Imagine fire as an ingredient, memory as seasoning, and time as the final garnish.
In late 2025, I travelled to Guatemala to bring Atxa to life, the country’s first gastronomic wood-fire restaurant. Atxa is born of fire and a clear conviction: Guatemala is ready to take its place among the world’s great culinary destinations.
Why Guatemala, Why Now?
More than a restaurant, Atxa is a statement of intent. A project that challenges the boundaries of local fine dining and aspires to the highest international standards of excellence, with the Michelin Guide as a natural reference point. Here, Guatemalan culinary tradition is honoured and reinterpreted through a contemporary, precise and deeply sensitive lens.
Fire and wood become language, memory and emotion. Each dish forms part of a carefully choreographed ritual, where product, technique and narrative coexist in perfect harmony. Inspired by New Nordic Cuisine, flavour science and contemporary techniques of flavour intensification, Atxa offers a sensory experience that transcends the plate.
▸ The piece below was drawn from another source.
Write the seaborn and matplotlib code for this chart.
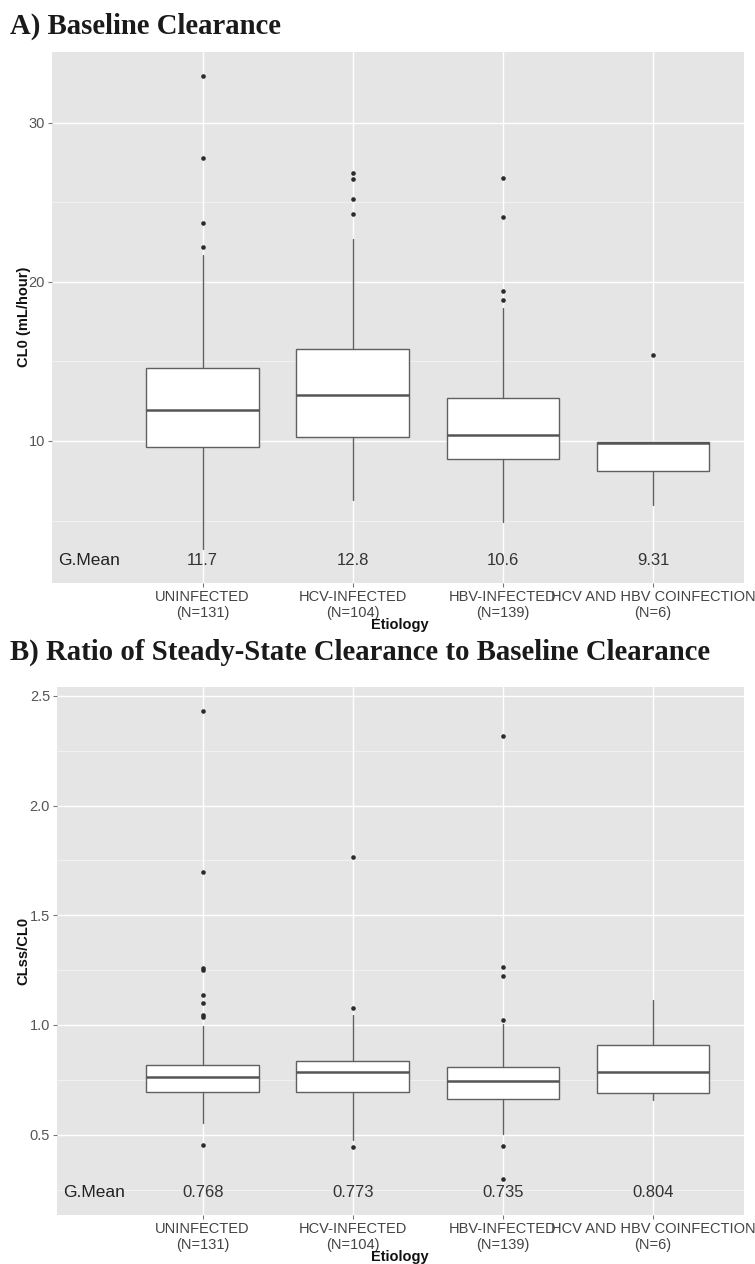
import numpy as np
import pandas as pd
import matplotlib
matplotlib.use("Agg")
import matplotlib.pyplot as plt
import seaborn as sns

# ---- data -------------------------------------------------------------
categories = ["UNINFECTED", "HCV-INFECTED", "HBV-INFECTED", "HCV AND HBV COINFECTION"]
n_subjects = [131, 104, 139, 6]

# Panel A: baseline clearance CL0 (mL/hour)
cl0_whislo = [3.24, 6.27, 4.91, 5.96]
cl0_q1 = [9.64, 10.28, 8.87, 8.12]
cl0_median = [11.95, 12.88, 10.37, 9.87]
cl0_q3 = [14.57, 15.76, 12.72, 9.96]
cl0_whishi = [21.69, 22.67, 18.33, 9.96]
cl0_outliers = [
    [32.95, 27.8, 23.68, 22.17],
    [26.86, 26.44, 25.18, 24.26],
    [26.5, 24.05, 19.45, 18.86],
    [15.4],
]
cl0_gmean = ["11.7", "12.8", "10.6", "9.31"]

# Panel B: ratio CLss/CL0
ratio_whislo = [0.552, 0.478, 0.503, 0.659]
ratio_q1 = [0.694, 0.695, 0.664, 0.690]
ratio_median = [0.762, 0.786, 0.743, 0.786]
ratio_q3 = [0.818, 0.838, 0.810, 0.908]
ratio_whishi = [0.995, 1.046, 1.003, 1.114]
ratio_outliers = [
    [2.429, 1.695, 1.258, 1.251, 1.135, 1.101, 1.045, 1.036, 0.454],
    [1.764, 1.076, 0.446],
    [2.315, 1.266, 1.224, 1.022, 0.449, 0.300],
    [],
]
ratio_gmean = ["0.768", "0.773", "0.735", "0.804"]

# ---- style ------------------------------------------------------------
sns.set_theme(style="darkgrid", rc={
    "axes.facecolor": "#E5E5E5",
    "grid.color": "white",
    "axes.edgecolor": "#E5E5E5",
})
plt.rcParams["font.family"] = ["Liberation Sans", "DejaVu Sans"]

W, H = 755, 1264
fig = plt.figure(figsize=(W / 100, H / 100), dpi=100)
fig.patch.set_facecolor("white")


def px_axes(left, right, top, bottom):
    return fig.add_axes([left / W, 1 - bottom / H, (right - left) / W, (bottom - top) / H])


BOX_EDGE = "#606060"


def draw_panel(ax, whislo, q1, med, q3, whishi, outliers, gmeans,
               ylim, xlim, yticks, minor, gmean_y, ylabel, ylabel_xy, xlabel_xy):
    # outlier points drawn with seaborn on the categorical axis
    rows = [(categories[i], v) for i, vals in enumerate(outliers) for v in vals]
    df = pd.DataFrame(rows, columns=["Etiology", "value"])
    sns.stripplot(data=df, x="Etiology", y="value", order=categories, jitter=False,
                  color="#2b2b2b", size=3.3, linewidth=0, ax=ax, zorder=4)

    stats = []
    for i in range(len(categories)):
        stats.append(dict(whislo=whislo[i], q1=q1[i], med=med[i], q3=q3[i],
                          whishi=whishi[i], fliers=[]))
    ax.bxp(stats, positions=range(len(categories)), widths=0.75, patch_artist=True,
           showfliers=False, showcaps=False,
           boxprops=dict(facecolor="white", edgecolor=BOX_EDGE, linewidth=1.0),
           medianprops=dict(color="#555555", linewidth=1.8),
           whiskerprops=dict(color=BOX_EDGE, linewidth=1.0),
           manage_ticks=False, zorder=3)

    ax.set_xlim(*xlim)
    ax.set_ylim(*ylim)
    ax.set_axisbelow(True)
    ax.set_yticks(yticks)
    ax.set_yticks(minor, minor=True)
    ax.grid(True, which="major", axis="both", color="white", linewidth=1.0)
    ax.grid(True, which="minor", axis="y", color="white", linewidth=0.5, alpha=0.7)
    ax.set_xticks(range(len(categories)))
    ax.set_xticklabels([f"{c}\n(N={n})" for c, n in zip(categories, n_subjects)],
                       fontsize=10.5, color="#444444", linespacing=1.15)
    ax.set_yticklabels([f"{t:g}" if isinstance(t, int) else f"{t:.1f}" for t in yticks],
                       fontsize=10.5, color="#555555")
    ax.tick_params(axis="both", which="major", length=3, width=0.8, color="#777777",
                   pad=2, bottom=True, left=True)
    ax.tick_params(axis="both", which="minor", length=0)
    ax.set_xlabel("")
    ax.set_ylabel("")
    for s in ax.spines.values():
        s.set_visible(False)

    ax.text(xlim[0] + 0.04, gmean_y, "G.Mean", ha="left", va="center",
            fontsize=12.5, color="#222222")
    for i, g in enumerate(gmeans):
        ax.text(i, gmean_y, g, ha="center", va="center", fontsize=12, color="#333333")

    fig.text(ylabel_xy[0] / W, 1 - ylabel_xy[1] / H, ylabel, rotation=90,
             ha="center", va="center", fontsize=10.5, fontweight="bold", color="#111111")
    fig.text(xlabel_xy[0] / W, 1 - xlabel_xy[1] / H, "Etiology",
             ha="center", va="center", fontsize=10.5, fontweight="bold", color="#111111")


# ---- panel A ----------------------------------------------------------
fig.text(10 / W, 1 - 26 / H, "A) Baseline Clearance", ha="left", va="center",
         family=["Liberation Serif", "DejaVu Serif"], fontweight="bold", fontsize=20.7,
         color="#1a1a1a")
axA = px_axes(52, 744, 52, 583)
draw_panel(axA, cl0_whislo, cl0_q1, cl0_median, cl0_q3, cl0_whishi, cl0_outliers,
           cl0_gmean, ylim=(1.08, 34.43), xlim=(-1.003, 3.606),
           yticks=[10, 20, 30], minor=[5, 15, 25], gmean_y=2.5,
           ylabel="CL0 (mL/hour)", ylabel_xy=(24, 317), xlabel_xy=(400, 625))

# ---- panel B ----------------------------------------------------------
fig.text(10 / W, 1 - 652 / H, "B) Ratio of Steady-State Clearance to Baseline Clearance",
         ha="left", va="center", family=["Liberation Serif", "DejaVu Serif"],
         fontweight="bold", fontsize=20.7, color="#1a1a1a")
axB = px_axes(57, 744, 687, 1215)
draw_panel(axB, ratio_whislo, ratio_q1, ratio_median, ratio_q3, ratio_whishi,
           ratio_outliers, ratio_gmean, ylim=(0.134, 2.54), xlim=(-0.97, 3.606),
           yticks=[0.5, 1.0, 1.5, 2.0, 2.5], minor=[0.25, 0.75, 1.25, 1.75, 2.25],
           gmean_y=0.235, ylabel="CLss/CL0", ylabel_xy=(23, 951), xlabel_xy=(400, 1257))

fig.savefig("out.png", dpi=100, facecolor="white")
Atxa exists to demonstrate that Guatemala possesses talent, technique and refinement at the highest level. A contemplative, honest cuisine, deeply connected to nature, conceived to slow time, awaken memory and position the country on the international gastronomic map.
At Atxa, fire does not merely cook: it reveals, moves and transcends.
Collaborations
In addition, I collaborate with prestigious strategy and innovation consulting firms like Food Advisor and Mycelium Gastronomy Network, and with Bunny´s Deli, an icon in plant-based gastronomy in Spain. I am also a proud member of Food Design Nation, a collaborative global platform connecting food creatives to design better futures of food.